The report focuses on one carbon-crediting certifier, Verra, the largest certifier of avoided deforestation credits. Verra came under a barrage of controversy and media scrutiny this year after an investigation by The Guardian and others found that the credits it sold mostly did not offset emissions and were “likely junk.”

The credits are often issued as part of “REDD+” schemes, which refers to “reducing emissions from deforestation and forest degradation in developing countries.”

Here are the three big failings of Verra’s methodology, according to CMW and UC Berkeley.

1. Too much flexibility results in over-crediting

Verra gives project developers the freedom to cherry-pick the methodologies that maximize the credits they are eligible for. The baseline for these projects — what would have happened to a forest without intervention — is the foundation for creating a carbon credit. Verra allowed developers to exaggerate baselines and claim more credits, the researchers found. For example, the lowest baseline for one project was 14 times less than the highest baseline. Verra said it is updating its baseline methodology and all projects will be required to follow the update by 2025.

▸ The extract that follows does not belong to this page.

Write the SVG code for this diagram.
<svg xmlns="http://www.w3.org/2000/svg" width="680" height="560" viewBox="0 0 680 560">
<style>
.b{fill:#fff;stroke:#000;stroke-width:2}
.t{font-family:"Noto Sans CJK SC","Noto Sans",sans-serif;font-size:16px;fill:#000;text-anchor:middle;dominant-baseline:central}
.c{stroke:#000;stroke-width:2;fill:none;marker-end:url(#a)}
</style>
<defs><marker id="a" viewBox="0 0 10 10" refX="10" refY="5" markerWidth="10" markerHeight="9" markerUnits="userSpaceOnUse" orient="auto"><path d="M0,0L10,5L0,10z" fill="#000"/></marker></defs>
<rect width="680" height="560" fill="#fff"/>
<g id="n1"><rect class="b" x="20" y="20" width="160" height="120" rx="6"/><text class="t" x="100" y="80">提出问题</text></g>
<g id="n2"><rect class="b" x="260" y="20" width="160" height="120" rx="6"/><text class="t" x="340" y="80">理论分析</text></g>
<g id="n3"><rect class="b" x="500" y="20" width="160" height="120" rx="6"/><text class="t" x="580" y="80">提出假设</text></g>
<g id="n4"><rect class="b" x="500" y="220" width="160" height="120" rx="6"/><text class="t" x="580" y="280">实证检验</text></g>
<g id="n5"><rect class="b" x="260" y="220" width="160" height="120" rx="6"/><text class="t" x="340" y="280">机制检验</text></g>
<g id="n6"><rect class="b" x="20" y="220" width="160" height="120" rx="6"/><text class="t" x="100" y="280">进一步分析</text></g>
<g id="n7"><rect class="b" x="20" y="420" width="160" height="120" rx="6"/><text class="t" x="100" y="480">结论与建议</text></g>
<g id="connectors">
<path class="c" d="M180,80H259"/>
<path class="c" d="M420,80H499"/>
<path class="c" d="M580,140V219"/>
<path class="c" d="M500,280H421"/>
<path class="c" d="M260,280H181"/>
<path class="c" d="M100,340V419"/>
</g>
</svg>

2. Ignoring international leakage

Researchers found that leakage, the deforestation that gets shifted to another area when a given area is protected, was not only underestimated but in some cases ignored entirely by Verra. The methodologies count leakage as a deduction to the number of carbon credits a project can issue, anywhere from 10 to 70 percent. But an average of only 4.4 percent was deducted from Verra’s REDD+ projects, and all its methodologies ignored international leakage, when deforestation is displaced into other countries, the report said.

It is illusory to assume that storing carbon temporarily in forests can be used to permanently neutralize the effects of emissions in a way that can meaningfully tackle the climate crisis.

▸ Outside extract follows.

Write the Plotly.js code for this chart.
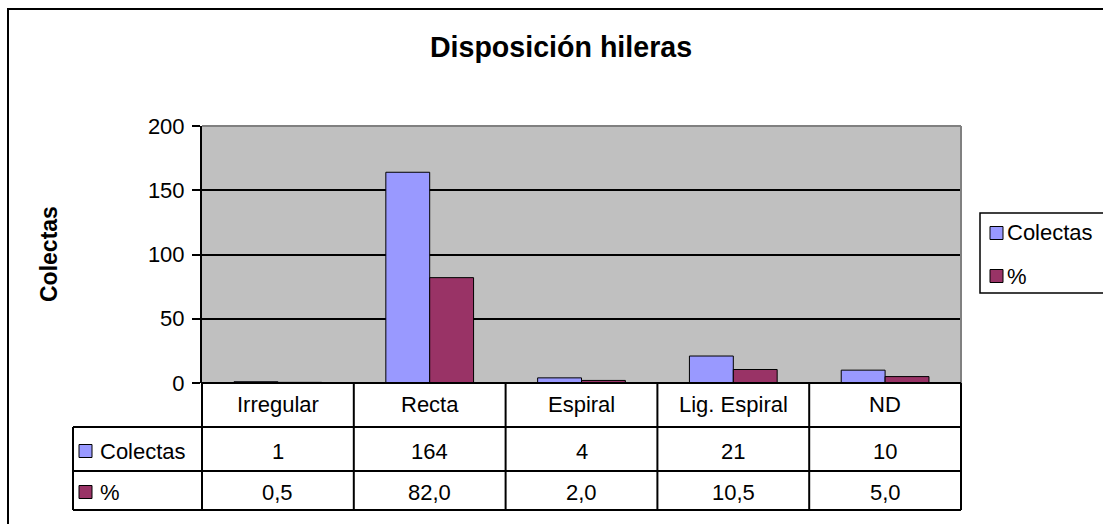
<!DOCTYPE html>
<html>
<head>
<meta charset="utf-8">
<script src="https://cdn.plot.ly/plotly-3.0.1.min.js"></script>
<style>html,body{margin:0;padding:0;background:#fff;}#chart{width:1103px;height:524px;}</style>
</head>
<body>
<div id="chart"></div>
<script>
// ---- data ----
const categories = ["Irregular", "Recta", "Espiral", "Lig. Espiral", "ND"];
const colectas = [1, 164, 4, 21, 10];
const porcentaje = [0.5, 82.0, 2.0, 10.5, 5.0];
const seriesNames = ["Colectas", "%"];
const yTicks = [0, 50, 100, 150, 200];

// ---- helpers (pixel -> paper) ----
const W = 1103, H = 524;
const px = x => x / W;
const py = y => 1 - y / H;
const FONT = "Liberation Sans, Arial, sans-serif";
const colors = ["#9999FF", "#993366"];

const traces = [
  {type: "bar", name: seriesNames[0], x: categories, y: colectas,
   marker: {color: colors[0], line: {color: "#000", width: 1}}, hoverinfo: "x+y"},
  {type: "bar", name: seriesNames[1], x: categories, y: porcentaje,
   marker: {color: colors[1], line: {color: "#000", width: 1}}, hoverinfo: "x+y"}
];

const shapes = [];
const annotations = [];
const L = {color: "#000", width: 2};

// outer chart border
shapes.push({type: "rect", xref: "paper", yref: "paper", x0: px(8), x1: px(1112), y0: py(534), y1: py(9),
  line: {color: "#000", width: 2}, fillcolor: "rgba(0,0,0,0)", layer: "below"});
// plot area border (gray) top and right
shapes.push({type: "line", xref: "x domain", yref: "y domain", x0: 0, x1: 1, y0: 1, y1: 1, line: {color: "#808080", width: 2}, layer: "above"});
shapes.push({type: "line", xref: "x domain", yref: "y domain", x0: 1, x1: 1, y0: 0, y1: 1, line: {color: "#808080", width: 2}, layer: "above"});

// data table lines
const tableTop = 383, r1 = 427, r2 = 471, r3 = 510, keyLeft = 73;
shapes.push({type: "line", xref: "x domain", yref: "paper", x0: 0, x1: 1, y0: py(tableTop), y1: py(tableTop), line: L});
[r1, r2, r3].forEach(r => shapes.push({type: "line", xref: "paper", yref: "paper", x0: px(keyLeft), x1: px(961), y0: py(r), y1: py(r), line: L}));
shapes.push({type: "line", xref: "paper", yref: "paper", x0: px(keyLeft), x1: px(keyLeft), y0: py(r1), y1: py(r3), line: L});
shapes.push({type: "line", xref: "x domain", yref: "paper", x0: 0, x1: 0, y0: py(tableTop), y1: py(r3), line: L});
shapes.push({type: "line", xref: "x domain", yref: "paper", x0: 1, x1: 1, y0: py(tableTop), y1: py(r3), line: L});
for (let i = 0; i < categories.length - 1; i++) {
  shapes.push({type: "line", xref: "x", yref: "paper", x0: i + 0.5, x1: i + 0.5, y0: py(tableTop), y1: py(r3), line: L});
}

const tfont = {family: FONT, size: 22, color: "#000"};
const rowY = [404, 451, 492];
categories.forEach((c, i) => {
  annotations.push({xref: "x", yref: "paper", x: i, y: py(rowY[0]), text: c, showarrow: false, font: tfont, xanchor: "center", yanchor: "middle"});
  annotations.push({xref: "x", yref: "paper", x: i, y: py(rowY[1]), text: String(colectas[i]), showarrow: false, font: tfont, xanchor: "center", yanchor: "middle"});
  annotations.push({xref: "x", yref: "paper", x: i, y: py(rowY[2]), text: porcentaje[i].toFixed(1).replace(".", ","), showarrow: false, font: tfont, xanchor: "center", yanchor: "middle"});
});
// key column of the data table
seriesNames.forEach((n, k) => {
  const cy = rowY[k + 1];
  shapes.push({type: "rect", xref: "paper", yref: "paper", x0: px(79), x1: px(92), y0: py(cy + 6.5), y1: py(cy - 6.5),
    fillcolor: colors[k], line: {color: "#000", width: 1}});
  annotations.push({xref: "paper", yref: "paper", x: px(98), y: py(cy), text: n, showarrow: false, font: tfont, xanchor: "left", yanchor: "middle"});
});

// legend (box at right, drawn as in the reference)
shapes.push({type: "rect", xref: "paper", yref: "paper", x0: px(980), x1: px(1115), y0: py(293), y1: py(213),
  fillcolor: "#fff", line: {color: "#000", width: 1.5}});
const legY = [233, 276];
seriesNames.forEach((n, k) => {
  const cy = legY[k];
  shapes.push({type: "rect", xref: "paper", yref: "paper", x0: px(990), x1: px(1003), y0: py(cy + 6.5), y1: py(cy - 6.5),
    fillcolor: colors[k], line: {color: "#000", width: 1}});
  annotations.push({xref: "paper", yref: "paper", x: px(1005), y: py(cy), text: n, showarrow: false, font: tfont, xanchor: "left", yanchor: "middle"});
});

// y-axis title
annotations.push({xref: "paper", yref: "paper", x: px(49), y: py(254), text: "Colectas", textangle: -90, showarrow: false,
  font: {family: FONT, size: 23, color: "#000", weight: "bold"}, xanchor: "center", yanchor: "middle"});

const layout = {
  width: W, height: H,
  margin: {l: 0, r: 0, t: 0, b: 0, autoexpand: false},
  paper_bgcolor: "#fff",
  plot_bgcolor: "#C0C0C0",
  font: {family: FONT, size: 22, color: "#000"},
  title: {text: "Disposición hileras", x: px(561), y: py(47), xanchor: "center", yanchor: "middle", xref: "paper", yref: "paper",
    font: {family: FONT, size: 28.6, color: "#000", weight: "bold"}},
  barmode: "group", bargap: 0.422, bargroupgap: 0,
  xaxis: {domain: [px(202), px(961)], range: [-0.5, 4.5], showticklabels: false, ticks: "", showgrid: false, zeroline: false, showline: false, fixedrange: true},
  yaxis: {domain: [py(383), py(126)], range: [0, 200], tickvals: yTicks, ticks: "outside", ticklen: 8, tickwidth: 2, tickcolor: "#000",
    showline: true, linecolor: "#000", linewidth: 2, showgrid: true, gridcolor: "#000", gridwidth: 2, zeroline: false,
    tickfont: {family: FONT, size: 22, color: "#000"}, ticklabelstandoff: 3, fixedrange: true},
  showlegend: false,
  shapes: shapes,
  annotations: annotations
};

Plotly.newPlot("chart", traces, layout, {displayModeBar: false, staticPlot: true});
</script>
</body>
</html>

Verra said its decision to exclude international leakage aligns with every standard on the market and while it should be mitigated and monitored, doing so in another country is impossible and could cause sovereignty issues. A project in Zambia, it said, can’t enforce measures in Zimbabwe.  

The report recommends identifying a “leakage belt,” an area outside the project into which deforestation is expected to shift, and regulating how these areas are chosen to avoid cherry-picking, given that there is only one atmosphere which doesn’t care about international borders.

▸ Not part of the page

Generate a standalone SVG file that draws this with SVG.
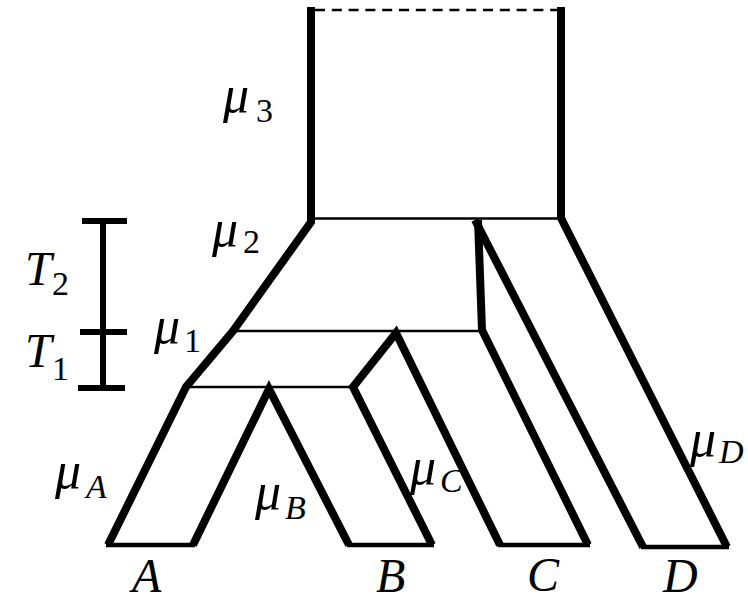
<svg xmlns="http://www.w3.org/2000/svg" width="748" height="603" viewBox="0 0 748 603">
<style>
.thick{fill:none;stroke:#000;stroke-width:8;stroke-linejoin:miter;stroke-miterlimit:10}
.base{fill:none;stroke:#000;stroke-width:4.5}
.thin{fill:none;stroke:#000;stroke-width:2.6}
.bar{fill:none;stroke:#000;stroke-width:6}
text{font-family:"Liberation Serif","Times New Roman",serif;font-style:italic;fill:#000}
.m{font-size:48px}
.g{font-size:52px}
.s{font-size:34px}
.u{font-style:normal}
</style>
<rect width="748" height="603" fill="#fff"/>
<g id="connectors">
<line class="thin" x1="315" y1="10" x2="557" y2="10" stroke-dasharray="10 6.8"/>
<line class="thin" x1="313" y1="218.5" x2="558" y2="218.5"/>
<line class="thin" x1="233" y1="331" x2="480" y2="331"/>
<line class="thin" x1="187" y1="387" x2="352" y2="387"/>
</g>
<g id="tree">
<path class="thick" d="M311,7 L311,222 L233,331 L186,387 L108,545"/>
<path class="thick" d="M193,545 L269,389 L349,545"/>
<path class="thick" d="M432,545 L353,387 L396,333 L500,545"/>
<path class="thick" d="M588,545 L482,330 L478,220"/>
<path class="thick" d="M475,220 L643,547"/>
<path class="thick" d="M727,547 L561,218 L561,7"/>
<g id="leaf-bases">
<line class="base" x1="106" y1="545" x2="195" y2="545"/>
<line class="base" x1="347" y1="545" x2="434" y2="545"/>
<line class="base" x1="498" y1="545" x2="590" y2="545"/>
<line class="base" x1="641" y1="547" x2="729" y2="547"/>
</g>
</g>
<g id="scale">
<line class="bar" x1="103" y1="219" x2="103" y2="389"/>
<line class="bar" x1="82" y1="221" x2="127" y2="221"/>
<line class="bar" x1="80" y1="332" x2="127" y2="332"/>
<line class="bar" x1="78" y1="388" x2="125" y2="388"/>
</g>
<g id="labels">
<text class="g" x="223" y="112">μ<tspan class="s u" x="256" y="122">3</tspan></text>
<text class="g" x="212" y="246">μ<tspan class="s u" x="243" y="253">2</tspan></text>
<text class="g" x="154" y="343">μ<tspan class="s u" x="184" y="352">1</tspan></text>
<text class="g" x="55" y="488">μ<tspan class="s" x="86" y="498">A</tspan></text>
<text class="g" x="255" y="509">μ<tspan class="s" x="285" y="519">B</tspan></text>
<text class="g" x="410" y="484">μ<tspan class="s" x="440" y="492">C</tspan></text>
<text class="g" x="690" y="456">μ<tspan class="s" x="719" y="463">D</tspan></text>
<text class="m" x="25" y="285">T<tspan class="s u" x="52" y="295">2</tspan></text>
<text class="m" x="25" y="367">T<tspan class="s u" x="52" y="380">1</tspan></text>
<text class="m" x="132" y="592">A</text>
<text class="m" x="376" y="592">B</text>
<text class="m" x="527" y="591">C</text>
<text class="m" x="663" y="592">D</text>
</g>
</svg>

3. No transparency on how estimates are calculated

Project developers weren’t required to explain how they calculated the carbon content of forests, which opened the door to choosing equations that provided the largest number of carbon credits, according to CMW.

The report showed that project developers’ estimates of carbon content were 23 to 30 percent higher than the average found by UC Berkeley. The belowground carbon estimates were even worse, showing an overestimate of 61 percent.

The project developers did not have to disclose justifications for their calculations nor publish the data they used for their estimates. Of the 12 projects assessed by UC Berkeley, not one developer agreed to share their data.

Verra responded that many suggestions from the researchers are already being incorporated into a new methodology that the company is developing.